I apologise if the following thoughts do not focus on Delia's worries about actuality, but I do think there are more general problems with counterpart theory which arise from the allowing an object to have more than one counterpart at a world.

While LCT has the problem I mentioned in the previous note, Forbes' CCT has the undesirable consequence that (6) and (7)come out true (given the existence of D-worlds):

(6) <>(m=m & ¬(m=m))
(7) <>Dmm

(7) affirms: I and myself might have existed in different halves of the universe.

And my earlier versions of counterpart theory have the consequence that I might not have lived in the *same* half of the universe as myself (<>¬Smm).

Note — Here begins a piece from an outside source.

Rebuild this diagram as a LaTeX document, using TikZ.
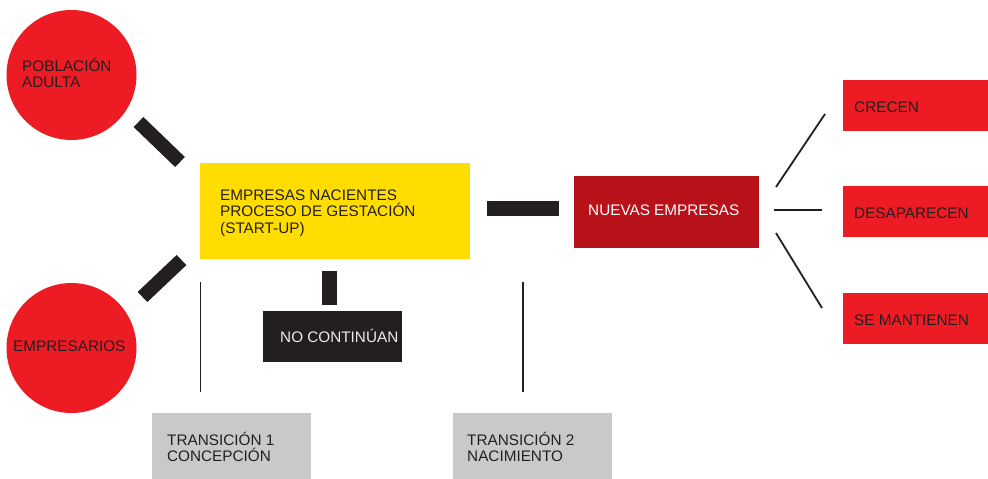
\documentclass[tikz,border=0pt]{standalone}
\usepackage{fontspec}
\setmainfont{Liberation Sans}
\definecolor{cred}{HTML}{ED1C24}
\definecolor{cyel}{HTML}{FFDD00}
\definecolor{cdark}{HTML}{B7111A}
\definecolor{cblk}{HTML}{231F20}
\definecolor{cgray}{HTML}{C8C9CA}
\begin{document}
\begin{tikzpicture}[x=1pt,y=-1pt,
  box/.style={draw=none,inner sep=0pt,outer sep=0pt,anchor=north west},
  circ/.style={circle,fill=cred,inner sep=0pt,minimum size=130pt},
  txt/.style={inner sep=0pt,anchor=base west,text=cblk,font=\fontsize{15.3}{17}\selectfont},
  bar/.style={draw=cblk,line width=14pt},
  thin/.style={draw=cblk,line width=1.6pt}]
\useasboundingbox (0,0) rectangle (988,479);
% circles
\node[circ] (pob) at (71.5,75) {};
\node[circ] (emp) at (71.5,348) {};
\node[txt] (pobt1) at (22,71) {POBLACIÓN};
\node[txt] (pobt2) at (22,87.5) {ADULTA};
\node[txt] (empt) at (13,351) {EMPRESARIOS};
% yellow box
\node[box,fill=cyel,minimum width=270pt,minimum height=96pt] (yel) at (200,163) {};
\node[txt] (yt1) at (220,200) {EMPRESAS NACIENTES};
\node[txt] (yt2) at (220,216.5) {PROCESO DE GESTACIÓN};
\node[txt] (yt3) at (220,233) {(START-UP)};
% nuevas empresas
\node[box,fill=cdark,minimum width=185pt,minimum height=72pt] (nue) at (574,176) {};
\node[txt,text=white] (nuet) at (588,215.5) {NUEVAS EMPRESAS};
% no continuan
\node[box,fill=cblk,minimum width=139pt,minimum height=51pt] (noc) at (263,311) {};
\node[txt,text=white!92!black] (noct) at (280,342) {NO CONTINÚAN};
% gray boxes
\node[box,fill=cgray,minimum width=159pt,minimum height=66pt] (tr1) at (152,413) {};
\node[txt] (tr1a) at (167,445) {TRANSICIÓN 1};
\node[txt] (tr1b) at (167,461) {CONCEPCIÓN};
\node[box,fill=cgray,minimum width=159pt,minimum height=66pt] (tr2) at (453,413) {};
\node[txt] (tr2a) at (467,445) {TRANSICIÓN 2};
\node[txt] (tr2b) at (467,461) {NACIMIENTO};
% right boxes
\node[box,fill=cred,minimum width=146pt,minimum height=51pt] (cre) at (843,80) {};
\node[txt] (cret) at (854,112) {CRECEN};
\node[box,fill=cred,minimum width=146pt,minimum height=51pt] (des) at (843,186) {};
\node[txt] (dest) at (854,218) {DESAPARECEN};
\node[box,fill=cred,minimum width=146pt,minimum height=51pt] (sem) at (843,293) {};
\node[txt] (semt) at (854,325) {SE MANTIENEN};
% connector end points
\coordinate (b1a) at (138.5,122);
\coordinate (b1b) at (180,162);
\coordinate (b2a) at (142.5,297);
\coordinate (b2b) at (181.5,260);
\coordinate (b3a) at (487,208.5);
\coordinate (b3b) at (559,208.5);
\coordinate (b4a) at (329.5,271);
\coordinate (b4b) at (329.5,305);
\coordinate (v1a) at (200.5,282);
\coordinate (v1b) at (200.5,392);
\coordinate (v2a) at (523,282);
\coordinate (v2b) at (523,392);
\coordinate (r1a) at (776,187);
\coordinate (r1b) at (825,114);
\coordinate (r2a) at (774,210);
\coordinate (r2b) at (822,210);
\coordinate (r3a) at (776,233);
\coordinate (r3b) at (822,308);
% bars
\draw[bar] (b1a) -- (b1b);
\draw[bar] (b2a) -- (b2b);
\draw[bar,line width=15pt] (b3a) -- (b3b);
\draw[bar,line width=15pt] (b4a) -- (b4b);
% thin lines
\draw[thin] (v1a) -- (v1b);
\draw[thin] (v2a) -- (v2b);
\draw[thin,line width=1.8pt] (r1a) -- (r1b);
\draw[thin,line width=1.8pt] (r2a) -- (r2b);
\draw[thin,line width=1.8pt] (r3a) -- (r3b);
\end{tikzpicture}
\end{document}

These problems diasappear if one disallows objects having more than one counterpart at *any* world (not just the actual). But it is difficult to see how such a restriction could be justified if the counterpart relation is grounded on comparative similarity alone.

The paper at the url below presents a counterpart theory where the counterpart relation is not grounded on similarity but is 'stipulated' in Kripke's sense.

http://www.sussex.ac.uk/Users/muralir/pubs/kct_2007.pdf

Thoughts welcome. And I am really sorry for hijacking the discussion.